In 2014, the Institute for Sustainable Futures calculated that less than 40 per cent of the Melbourne metropolitan area was covered with trees and shrubs. Their research found that grass and bare ground covered half the city area, while large areas of land continued to be dedicated to traffic, parking and new buildings that covered most of a property.
The Gardens for Wildlife program was first established as is a partnership between Knox City Council, Knox Environment Society (KES) and the Knox community. It has been so popular that the program has now been established in Cardinia, Yarra Ranges, Whitehorse and Boroondara and continues to expand.
The success of the program has led to the Gardens for Wildlife Coordinating Group being established. The group aims to help new Gardens for Wildlife groups to form and to be a hub for shared learning. The Port Phillip & Westernport CMA is key part of the group.
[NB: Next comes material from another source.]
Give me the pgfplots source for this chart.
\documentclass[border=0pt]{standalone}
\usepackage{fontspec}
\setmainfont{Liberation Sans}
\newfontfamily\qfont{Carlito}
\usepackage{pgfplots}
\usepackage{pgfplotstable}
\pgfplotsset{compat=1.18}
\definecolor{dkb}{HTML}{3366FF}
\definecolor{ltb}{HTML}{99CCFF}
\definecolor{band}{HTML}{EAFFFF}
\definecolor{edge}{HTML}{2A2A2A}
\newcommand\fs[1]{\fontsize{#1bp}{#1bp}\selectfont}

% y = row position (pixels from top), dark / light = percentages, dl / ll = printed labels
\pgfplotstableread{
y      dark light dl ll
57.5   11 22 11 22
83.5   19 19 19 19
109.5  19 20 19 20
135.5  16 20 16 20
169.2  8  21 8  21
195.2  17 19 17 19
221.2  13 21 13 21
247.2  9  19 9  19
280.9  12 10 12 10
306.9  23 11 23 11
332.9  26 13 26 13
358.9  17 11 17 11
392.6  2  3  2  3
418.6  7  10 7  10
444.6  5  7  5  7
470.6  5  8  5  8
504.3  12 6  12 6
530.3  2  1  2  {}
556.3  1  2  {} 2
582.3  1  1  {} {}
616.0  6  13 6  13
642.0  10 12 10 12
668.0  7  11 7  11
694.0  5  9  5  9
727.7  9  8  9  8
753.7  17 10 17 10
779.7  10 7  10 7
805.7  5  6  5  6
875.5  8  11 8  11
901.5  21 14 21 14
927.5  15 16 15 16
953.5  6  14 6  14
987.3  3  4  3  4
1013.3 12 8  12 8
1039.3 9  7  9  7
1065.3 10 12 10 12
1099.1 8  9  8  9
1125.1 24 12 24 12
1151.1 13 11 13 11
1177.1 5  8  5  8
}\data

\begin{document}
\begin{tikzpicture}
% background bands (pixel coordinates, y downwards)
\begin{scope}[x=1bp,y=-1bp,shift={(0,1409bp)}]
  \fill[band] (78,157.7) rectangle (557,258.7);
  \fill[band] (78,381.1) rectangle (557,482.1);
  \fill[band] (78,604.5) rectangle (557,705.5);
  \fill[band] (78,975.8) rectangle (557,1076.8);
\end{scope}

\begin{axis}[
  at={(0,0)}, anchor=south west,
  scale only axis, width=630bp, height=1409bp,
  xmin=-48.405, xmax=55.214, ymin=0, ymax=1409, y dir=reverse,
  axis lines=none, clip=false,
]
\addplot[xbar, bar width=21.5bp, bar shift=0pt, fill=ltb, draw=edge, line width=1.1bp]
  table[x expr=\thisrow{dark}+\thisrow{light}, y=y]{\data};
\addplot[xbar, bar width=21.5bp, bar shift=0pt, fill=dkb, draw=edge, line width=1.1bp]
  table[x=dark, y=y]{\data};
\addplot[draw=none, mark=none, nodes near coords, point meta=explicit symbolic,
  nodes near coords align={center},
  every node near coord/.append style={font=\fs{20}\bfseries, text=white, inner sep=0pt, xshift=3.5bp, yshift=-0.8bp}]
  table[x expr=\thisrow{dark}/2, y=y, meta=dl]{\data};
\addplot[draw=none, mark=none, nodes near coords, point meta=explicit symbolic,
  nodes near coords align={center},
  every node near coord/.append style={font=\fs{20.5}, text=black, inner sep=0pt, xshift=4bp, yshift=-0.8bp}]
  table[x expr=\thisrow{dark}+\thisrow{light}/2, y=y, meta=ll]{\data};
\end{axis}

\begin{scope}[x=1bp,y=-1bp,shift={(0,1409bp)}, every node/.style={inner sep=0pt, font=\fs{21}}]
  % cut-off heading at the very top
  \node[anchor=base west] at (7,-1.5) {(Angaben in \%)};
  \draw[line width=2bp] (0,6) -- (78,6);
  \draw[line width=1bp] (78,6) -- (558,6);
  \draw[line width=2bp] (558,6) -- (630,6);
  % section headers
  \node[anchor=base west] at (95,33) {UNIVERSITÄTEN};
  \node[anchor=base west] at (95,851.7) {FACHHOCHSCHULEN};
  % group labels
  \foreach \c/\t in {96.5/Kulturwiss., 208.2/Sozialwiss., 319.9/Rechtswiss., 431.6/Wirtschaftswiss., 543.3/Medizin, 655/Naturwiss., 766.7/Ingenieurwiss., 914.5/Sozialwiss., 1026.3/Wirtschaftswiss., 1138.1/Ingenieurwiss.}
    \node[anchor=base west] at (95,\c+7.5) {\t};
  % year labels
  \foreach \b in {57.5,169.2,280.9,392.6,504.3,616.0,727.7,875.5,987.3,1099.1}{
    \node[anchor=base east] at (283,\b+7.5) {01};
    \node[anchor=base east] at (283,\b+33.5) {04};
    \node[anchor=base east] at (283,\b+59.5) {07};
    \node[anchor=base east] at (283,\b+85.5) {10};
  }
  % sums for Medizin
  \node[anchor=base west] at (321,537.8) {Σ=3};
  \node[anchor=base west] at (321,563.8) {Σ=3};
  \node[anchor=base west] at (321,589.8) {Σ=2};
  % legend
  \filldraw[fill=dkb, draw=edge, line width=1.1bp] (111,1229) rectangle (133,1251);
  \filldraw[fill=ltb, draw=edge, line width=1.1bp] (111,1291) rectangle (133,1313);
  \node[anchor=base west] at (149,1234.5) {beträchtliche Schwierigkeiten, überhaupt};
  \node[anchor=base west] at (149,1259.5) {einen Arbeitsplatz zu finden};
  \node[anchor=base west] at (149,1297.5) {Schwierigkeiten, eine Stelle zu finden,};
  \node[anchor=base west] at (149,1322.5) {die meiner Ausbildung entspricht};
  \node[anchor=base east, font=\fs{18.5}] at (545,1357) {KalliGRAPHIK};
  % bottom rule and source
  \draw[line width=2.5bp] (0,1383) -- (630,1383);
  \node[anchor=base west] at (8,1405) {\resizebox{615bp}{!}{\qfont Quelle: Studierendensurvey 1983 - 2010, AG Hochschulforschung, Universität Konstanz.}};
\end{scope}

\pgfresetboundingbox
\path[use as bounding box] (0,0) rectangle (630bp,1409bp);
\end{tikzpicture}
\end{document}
But Gardens for Wildlife is doing more than just connecting one of Australia’s most popular pastimes with nature conservation. Other benefits observed include positive connections between community members, improved health and wellbeing and increased knowledge and experience about nature.
The program also offers huge potential to support the ‘Connecting People with Nature’ goals in the Victorian Government’s conservation strategy, Biodiversity 2037.